◆ **SUPPLIED ENTRIES**:
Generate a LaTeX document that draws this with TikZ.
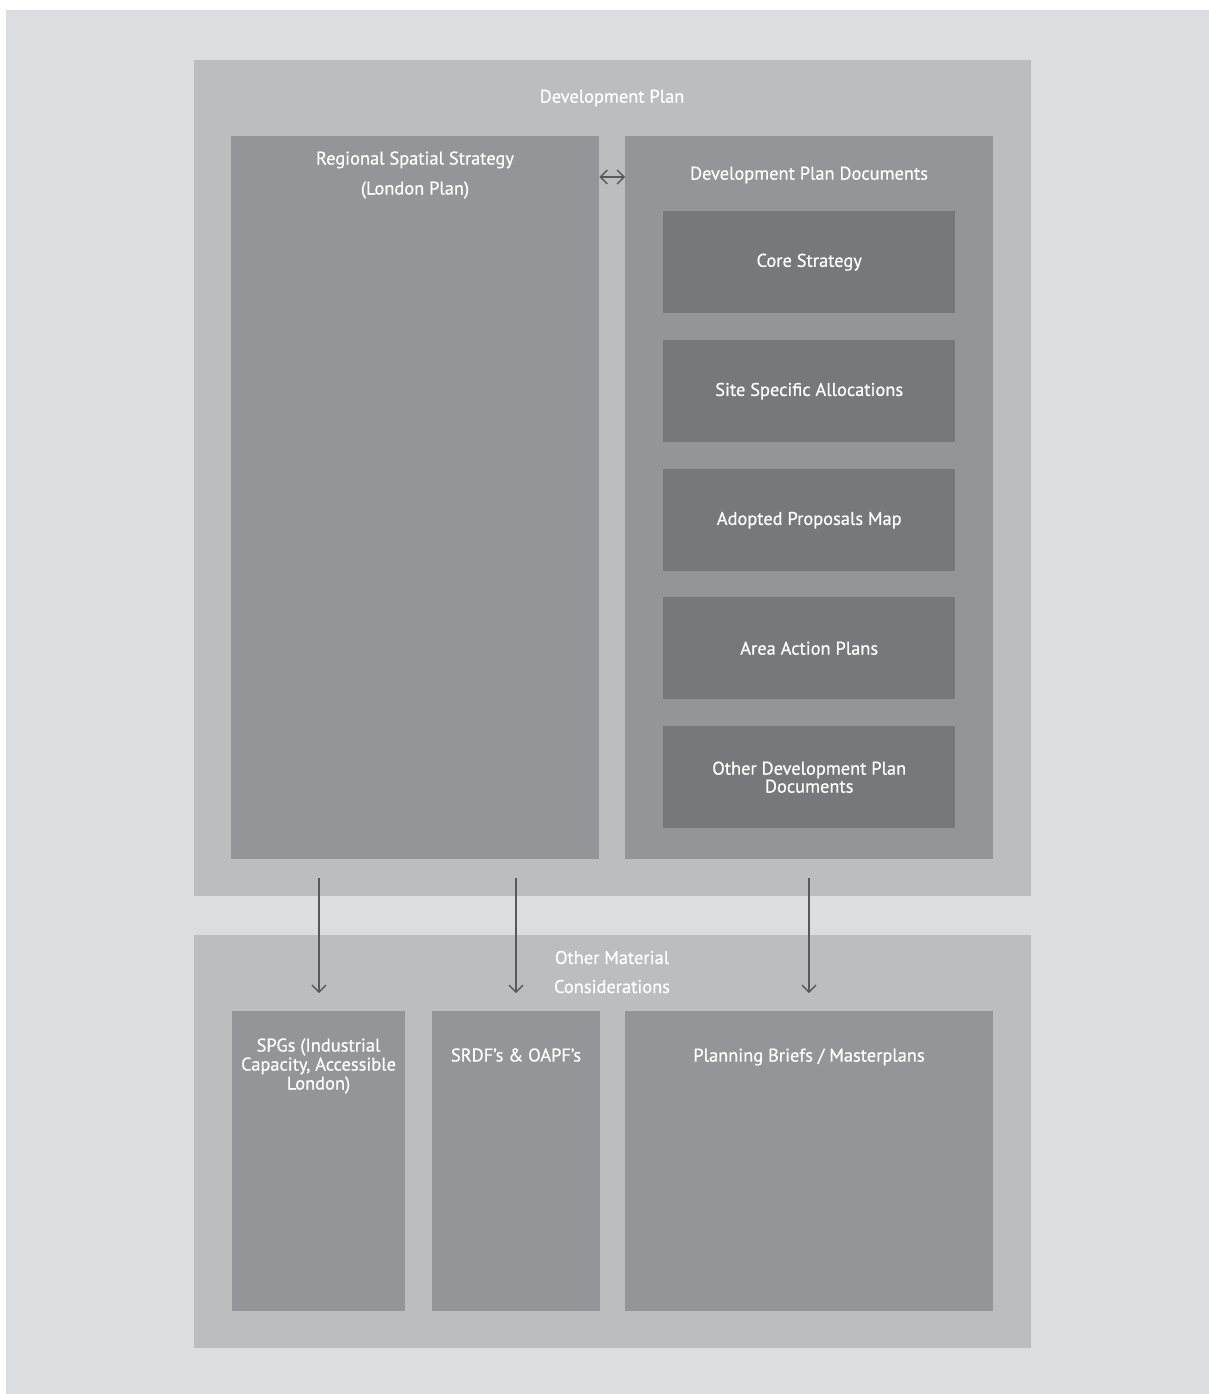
\documentclass[tikz,border=0pt]{standalone}
\usepackage{fontspec}
\setmainfont{PT Sans}[FakeBold=0.6]
\usetikzlibrary{arrows.meta}
\definecolor{bgc}{HTML}{DCDDDF}
\definecolor{midc}{HTML}{BCBDBF}
\definecolor{darkc}{HTML}{939598}
\definecolor{deepc}{HTML}{77787B}
\definecolor{arrc}{HTML}{58595B}
\tikzset{
  panel/.style={fill=midc, draw=none, inner sep=0pt, anchor=north west},
  column/.style={fill=darkc, draw=none, inner sep=0pt, anchor=north west},
  docbox/.style={fill=deepc, draw=none, inner sep=0pt, anchor=north west},
  lbl/.style={text=white, font=\fontsize{18.4}{19}\selectfont, align=center, inner sep=0pt},
  conn/.style={draw=arrc, line width=1.4pt, -{Straight Barb[length=7pt,width=14pt]}},
  dconn/.style={draw=arrc, line width=1.4pt, {Straight Barb[length=7pt,width=14pt]}-{Straight Barb[length=7pt,width=14pt]}}
}
\begin{document}
\begin{tikzpicture}[x=1pt,y=-1pt]
\useasboundingbox (0,0) rectangle (1209,1394);
\fill[bgc] (6,10) rectangle (1209,1394);
% Development Plan
\node[panel, minimum width=837pt, minimum height=836pt] (dp) at (194,60) {};
\node[lbl] (dpt) at (612,98) {Development Plan};
\node[column, minimum width=368pt, minimum height=723pt] (rss) at (231,136) {};
\node[lbl] (rsst) at (415,175) {Regional Spatial Strategy\\[11pt](London Plan)};
\node[column, minimum width=368pt, minimum height=723pt] (dpd) at (625,136) {};
\node[lbl] (dpdt) at (809,175) {Development Plan Documents};
\node[docbox, minimum width=292pt, minimum height=102pt] (cs) at (663,211) {};
\node[lbl] at (cs.center) {Core Strategy};
\node[docbox, minimum width=292pt, minimum height=102pt] (ssa) at (663,340) {};
\node[lbl] at (ssa.center) {Site Specific Allocations};
\node[docbox, minimum width=292pt, minimum height=102pt] (apm) at (663,469) {};
\node[lbl] at (apm.center) {Adopted Proposals Map};
\node[docbox, minimum width=292pt, minimum height=102pt] (aap) at (663,597) {};
\node[lbl] at (aap.center) {Area Action Plans};
\node[docbox, minimum width=292pt, minimum height=102pt] (odpd) at (663,726) {};
\node[lbl, font=\fontsize{18.4}{18}\selectfont] at (odpd.center) {Other Development Plan\\Documents};
\draw[dconn] (rss.east |- 0,177) -- (dpd.west |- 0,177);
% Other Material Considerations
\node[panel, minimum width=837pt, minimum height=413pt] (omc) at (194,935) {};
\node[lbl] (omct) at (612,972) {Other Material\\[10pt]Considerations};
\node[column, minimum width=173pt, minimum height=300pt] (spg) at (232,1011) {};
\node[lbl] at (318.5,1066) {SPGs (Industrial\\Capacity, Accessible\\London)};
\node[column, minimum width=168pt, minimum height=300pt] (srdf) at (432,1011) {};
\node[lbl] at (516,1055) {SRDF’s \& OAPF’s};
\node[column, minimum width=368pt, minimum height=300pt] (pb) at (625,1011) {};
\node[lbl] at (809,1057) {Planning Briefs / Masterplans};
% connectors
\coordinate (a1) at (319,878); \coordinate (b1) at (319,993);
\coordinate (a2) at (516,878); \coordinate (b2) at (516,993);
\coordinate (a3) at (809,878); \coordinate (b3) at (809,993);
\draw[conn] (a1) -- (b1);
\draw[conn] (a2) -- (b2);
\draw[conn] (a3) -- (b3);
\end{tikzpicture}
\end{document}
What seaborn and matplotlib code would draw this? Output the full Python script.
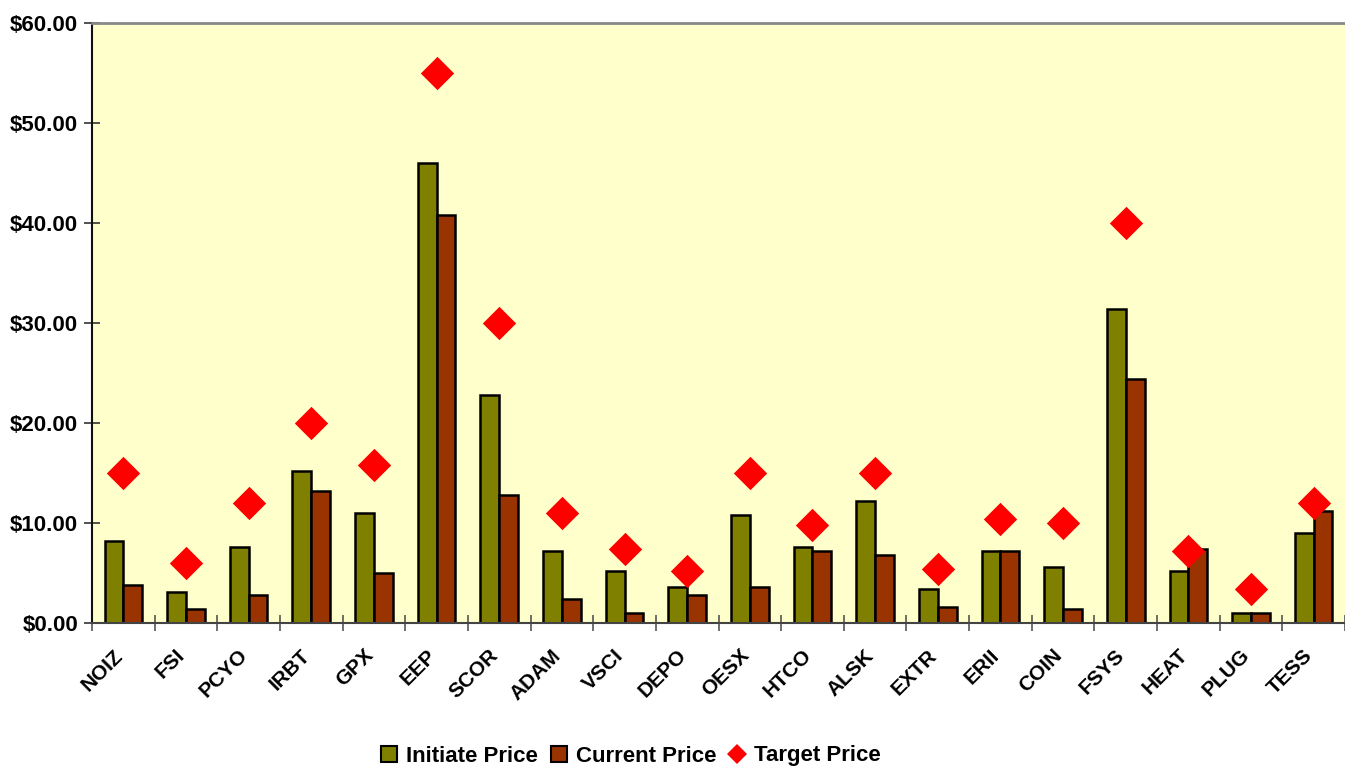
import numpy as np
import pandas as pd
import matplotlib
matplotlib.use("Agg")
import matplotlib.pyplot as plt
from matplotlib.lines import Line2D
from matplotlib.patches import Patch
import seaborn as sns

tickers = ["NOIZ", "FSI", "PCYO", "IRBT", "GPX", "EEP", "SCOR", "ADAM", "VSCI", "DEPO",
           "OESX", "HTCO", "ALSK", "EXTR", "ERII", "COIN", "FSYS", "HEAT", "PLUG", "TESS"]
initiate_price = [8.2, 3.1, 7.6, 15.2, 11.0, 46.0, 22.8, 7.2, 5.2, 3.6,
                  10.8, 7.6, 12.2, 3.4, 7.2, 5.6, 31.4, 5.2, 1.0, 9.0]
current_price = [3.8, 1.4, 2.8, 13.2, 5.0, 40.8, 12.8, 2.4, 1.0, 2.8,
                 3.6, 7.2, 6.8, 1.6, 7.2, 1.4, 24.4, 7.4, 1.0, 11.2]
target_price = [15.0, 6.0, 12.0, 20.0, 15.8, 55.0, 30.0, 11.0, 7.4, 5.2,
                15.0, 9.8, 15.0, 5.4, 10.4, 10.0, 40.0, 7.2, 3.4, 12.0]

series_names = ["Initiate Price", "Current Price"]
colors = {"Initiate Price": "#808000", "Current Price": "#993300"}

bars = pd.DataFrame({
    "ticker": tickers * 2,
    "price": initiate_price + current_price,
    "series": [series_names[0]] * len(tickers) + [series_names[1]] * len(tickers),
})
targets = pd.DataFrame({"ticker": tickers, "price": target_price})

sns.set_style("white")
plt.rcParams["font.family"] = ["Liberation Sans", "DejaVu Sans"]
plt.rcParams["font.weight"] = "bold"
plt.rcParams["text.color"] = "black"
plt.rcParams["xtick.color"] = "black"
plt.rcParams["ytick.color"] = "black"

fig = plt.figure(figsize=(13.45, 7.68), dpi=100)
ax = fig.add_axes([92 / 1345, 145 / 768, 1 - 92 / 1345, 600 / 768])
ax.set_facecolor("#FFFFCC")

sns.barplot(data=bars, x="ticker", y="price", hue="series", order=tickers,
            palette=colors, saturation=1, width=0.6, gap=0, edgecolor="black",
            linewidth=1.8, errorbar=None, legend=False, ax=ax)
sns.stripplot(data=targets, x="ticker", y="price", order=tickers, jitter=False,
              marker="D", size=17, color="#FF0000", linewidth=0, ax=ax, zorder=5)

ax.set_xlim(-0.5, len(tickers) - 0.5)
ax.set_ylim(0, 60)
ax.set_yticks(np.arange(0, 61, 10))
ax.set_yticklabels([f"${v:.2f}" for v in np.arange(0, 61, 10)], fontsize=16, fontweight="bold")
ax.set_xticks(range(len(tickers)))
ax.set_xticklabels(tickers, rotation=45, ha="right", va="baseline", rotation_mode="anchor",
                   fontsize=15, fontweight="bold")
ax.set_xticks(np.arange(-0.5, len(tickers), 1), minor=True)
ax.tick_params(axis="x", which="major", bottom=True, length=0, pad=24)
ax.tick_params(axis="x", which="minor", bottom=True, length=12, direction="inout",
               color="#555555", width=1.2)
ax.tick_params(axis="y", which="major", left=True, length=12, direction="inout",
               color="#333333", width=1.2, pad=4)
ax.set_xlabel("")
ax.set_ylabel("")

for side in ["left", "bottom", "top"]:
    ax.spines[side].set_visible(True)
ax.spines["left"].set_color("#111111")
ax.spines["left"].set_linewidth(1.5)
ax.spines["bottom"].set_color("#444444")
ax.spines["bottom"].set_linewidth(1.5)
ax.spines["top"].set_color("#888888")
ax.spines["top"].set_linewidth(2)
ax.spines["right"].set_visible(False)

handles = [
    Patch(facecolor=colors["Initiate Price"], edgecolor="black", linewidth=1.5),
    Patch(facecolor=colors["Current Price"], edgecolor="black", linewidth=1.5),
    Line2D([], [], marker="D", linestyle="", color="#FF0000", markersize=10, markeredgewidth=0),
]
fig.legend(handles, ["Initiate Price", "Current Price", "Target Price"],
           loc="center", bbox_to_anchor=(631 / 1345, 12 / 768), ncol=3, frameon=False,
           prop={"size": 16, "weight": "bold"}, handlelength=0.7, handleheight=0.7,
           handletextpad=0.4, columnspacing=0.6)

fig.savefig("out.png", dpi=100)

◆ **GIVEN REQUEST**: How many lines of the records contain the string "seaborn"? Respond with the number alone.

◆ **WRITTEN SOLUTION**: 2